I'm thinking of one thing lately, something Nietzsche wrote. He had said himself down one day and thought about how to do the worst thing to someone, and found that it is to put the person to shame. Nietzsche also thought about what he'd love most in other people, and he found that it was his own hope.

This is quite true. When I love someone then it's usually always in a hopeful way. In one situation in my life I thought I'd love someone because it all had to do with death. I thought I'd been to the point of no return. But even there it was hope what I loved, tiny at first, then getting bigger and bigger. In fact my hope became a dragon, it was so ready to inflated by every shred of optimistic imagination I came to have.

I wonder what the hope was that apostle Paul wrote about. I don't think anymore it was this shrill hope I had some years ago, that my 'finding' of God could be used to change the world, that God will save anyone and will create a wonderful world. I have no idea how many will be saved, and it is true that Christ came that the world might be saved ... but only might be saved.

Though I don't really feel as if theology is what I need here. Loving without hope .. is that even possible? I can bear some pain .. but I cannot stand it when I feel sick in loving. And when the lines blur from what is included in loving and what is excluded. And what is love, and what is 'just' charity? Charity can also be a big thing, and in fact one aspect of having charity is to have loving kindness. Again, theology. The problem with theology is that even a great criminal could be a bright theologian. Most know enough of what love looks like .. but do they know what it is? Does anyone? I have Christ on the cross. Reading only one of the Gospels isn't enough. One account records Christ saying "It is finished.". Another says "My God, my God, why have you left me?". One says "Father, in your hands I command my spirit.". And the last one records how Christ says to John and his mother Mary that Mary was to be John's mother now and John Mary's son. Love as going through anything to have the best result. Love as going into a situation where you loose God. Love as giving oneself to God ultimately. Love as making one's testament. And of course Christ's words "Father, forgive them for they know not what they do.".
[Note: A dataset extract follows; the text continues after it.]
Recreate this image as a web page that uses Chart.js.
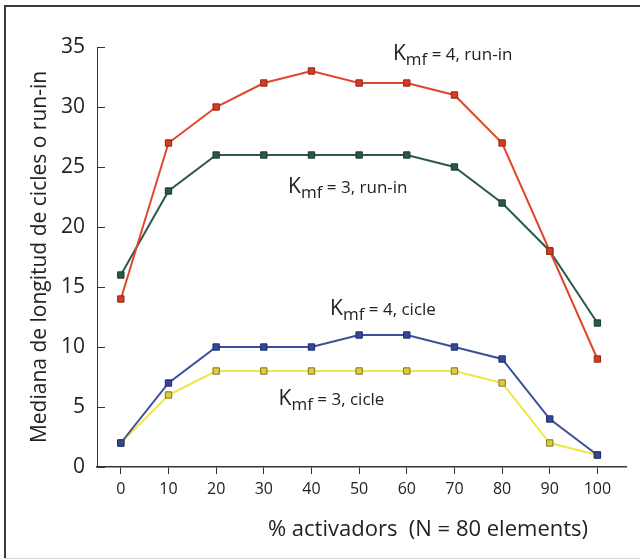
<!DOCTYPE html>
<html>
<head>
<meta charset="utf-8">
<script src="https://cdn.jsdelivr.net/npm/chart.js@4.4.0/dist/chart.umd.min.js"></script>
<style>
  html, body { margin: 0; padding: 0; background: #fff; }
  #wrap { width: 640px; height: 560px; position: relative; }
</style>
</head>
<body>
<div id="wrap"><canvas id="chart" width="640" height="560"></canvas></div>
<script>
// % activadors
const activators = [0, 10, 20, 30, 40, 50, 60, 70, 80, 90, 100];
const xTicks = [0, 10, 20, 30, 40, 50, 60, 70, 80, 90, 100];
const yTicks = [0, 5, 10, 15, 20, 25, 30, 35];

// mediana de longitud
const runIn4 = [14, 27, 30, 32, 33, 32, 32, 31, 27, 18, 9];
const runIn3 = [16, 23, 26, 26, 26, 26, 26, 25, 22, 18, 12];
const cicle4 = [2, 7, 10, 10, 10, 11, 11, 10, 9, 4, 1];
const cicle3 = [2, 6, 8, 8, 8, 8, 8, 8, 7, 2, 1];

// series labels: [main, subscript, rest, x, y] in data units
const seriesLabels = [
  ["K", "mf", " = 4, run-in", 57.1, 33.9],
  ["K", "mf", " = 3, run-in", 35.1, 22.8],
  ["K", "mf", " = 4, cicle", 43.9, 12.7],
  ["K", "mf", " = 3, cicle", 33.1, 5.2],
];

const FONT = "'Open Sans', 'Noto Sans', sans-serif";

function toPoints(values) {
  return values.map((v, i) => ({ x: activators[i], y: v }));
}

function series(label, values, line, fill, edge) {
  return {
    label: label,
    data: toPoints(values),
    borderColor: line,
    borderWidth: 2,
    pointStyle: "rect",
    pointRadius: 4.5,
    pointBackgroundColor: fill,
    pointBorderColor: edge,
    pointBorderWidth: 1,
    tension: 0,
  };
}

const framePlugin = {
  id: "frame",
  beforeDraw(chart) {
    const ctx = chart.ctx;
    ctx.save();
    ctx.strokeStyle = "#3a3a3a";
    ctx.lineWidth = 2;
    ctx.beginPath();
    ctx.moveTo(5, 558);
    ctx.lineTo(5, 6);
    ctx.lineTo(640, 6);
    ctx.stroke();
    ctx.strokeStyle = "#d6d6d6";
    ctx.lineWidth = 1;
    ctx.beginPath();
    ctx.moveTo(5, 558.5);
    ctx.lineTo(640, 558.5);
    ctx.stroke();
    ctx.restore();
  },
};

const textPlugin = {
  id: "texts",
  afterDraw(chart) {
    const ctx = chart.ctx;
    const xs = chart.scales.x;
    const ys = chart.scales.y;
    ctx.save();
    ctx.fillStyle = "#222";
    ctx.textBaseline = "alphabetic";
    ctx.textAlign = "left";
    seriesLabels.forEach(([main, sub, rest, x, y]) => {
      let px = xs.getPixelForValue(x);
      const py = ys.getPixelForValue(y);
      ctx.font = "21px " + FONT;
      ctx.fillText(main, px, py);
      px += ctx.measureText(main).width;
      ctx.font = "17px " + FONT;
      ctx.fillText(sub, px, py + 5);
      px += ctx.measureText(sub).width;
      ctx.font = "17px " + FONT;
      ctx.fillText(rest, px, py);
    });

    // x axis title
    ctx.font = "22px " + FONT;
    ctx.textAlign = "center";
    ctx.textBaseline = "middle";
    ctx.fillText("% activadors  (N = 80 elements)", 428, 530);
    ctx.restore();
  },
};

new Chart(document.getElementById("chart"), {
  type: "line",
  data: {
    datasets: [
      series("Kmf = 4, run-in", runIn4, "#e2462a", "#d93a20", "#8a2a18"),
      series("Kmf = 3, run-in", runIn3, "#2f5a47", "#2a5a45", "#1c3a2e"),
      series("Kmf = 4, cicle", cicle4, "#3c4f9c", "#33489a", "#1e2c66"),
      series("Kmf = 3, cicle", cicle3, "#f0e64a", "#dccd3c", "#7d7428"),
    ],
  },
  options: {
    responsive: false,
    animation: false,
    layout: { padding: { left: 0, right: 14, top: 47, bottom: 0 } },
    plugins: {
      legend: { display: false },
      tooltip: { enabled: false },
    },
    scales: {
      x: {
        type: "linear",
        min: -5,
        max: 106,
        afterBuildTicks: (scale) => {
          scale.ticks = xTicks.map((v) => ({ value: v }));
        },
        afterFit: (scale) => {
          scale.height = 93;
        },
        grid: {
          drawOnChartArea: false,
          drawTicks: true,
          tickLength: 7,
          color: "#333",
        },
        border: { display: true, color: "#333", width: 1.5 },
        ticks: {
          color: "#222",
          padding: 6,
          font: { family: FONT, size: 16 },
          maxRotation: 0,
        },
      },
      y: {
        type: "linear",
        min: 0,
        max: 35,
        afterBuildTicks: (scale) => {
          scale.ticks = yTicks.map((v) => ({ value: v }));
        },
        afterFit: (scale) => {
          scale.width = 97;
        },
        grid: {
          drawOnChartArea: false,
          drawTicks: true,
          tickLength: -8,
          color: "#333",
        },
        border: { display: true, color: "#333", width: 1 },
        ticks: {
          color: "#222",
          padding: 20,
          font: { family: FONT, size: 21 },
        },
        title: {
          display: true,
          text: "Mediana de longitud de cicles o run-in",
          color: "#222",
          font: { family: FONT, size: 21 },
          padding: { top: 27, bottom: 0 },
        },
      },
    },
  },
  plugins: [framePlugin, textPlugin],
});
</script>
</body>
</html>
I guess it has to deal a lot with Christ being God incarnated in a human. Being a human is to a great part a becoming. Sure, Christ had the mission to go to the cross as a sacrifice for us. He was assured success. But still He HAD to have within Him a reason to forgive. Was it really easy? In my past, in my life, I guess I have said Sorry a thousand times in daily life. It becomes habitual. The word for apology, in german, is "Entschulding" ... literally translated as "un-indebtment". I run through the streets and look for something else and run over an old man. I help him up and say "Entschuldigung". I also say "It does me grief" ... habitually, all the same, like anyone else I guess.

I finish this with concluding that love needs to be suffering. Of course it may have bright days where the inside is clear and calm and at peace. And God, now, doesn't suffer anymore, I think. And I don't think suffering should really be sought all the time, for cleaning one's love or so. But it may not be rejected, it's just too much of a vital part of loving, a sign of something inarguably honest in your love.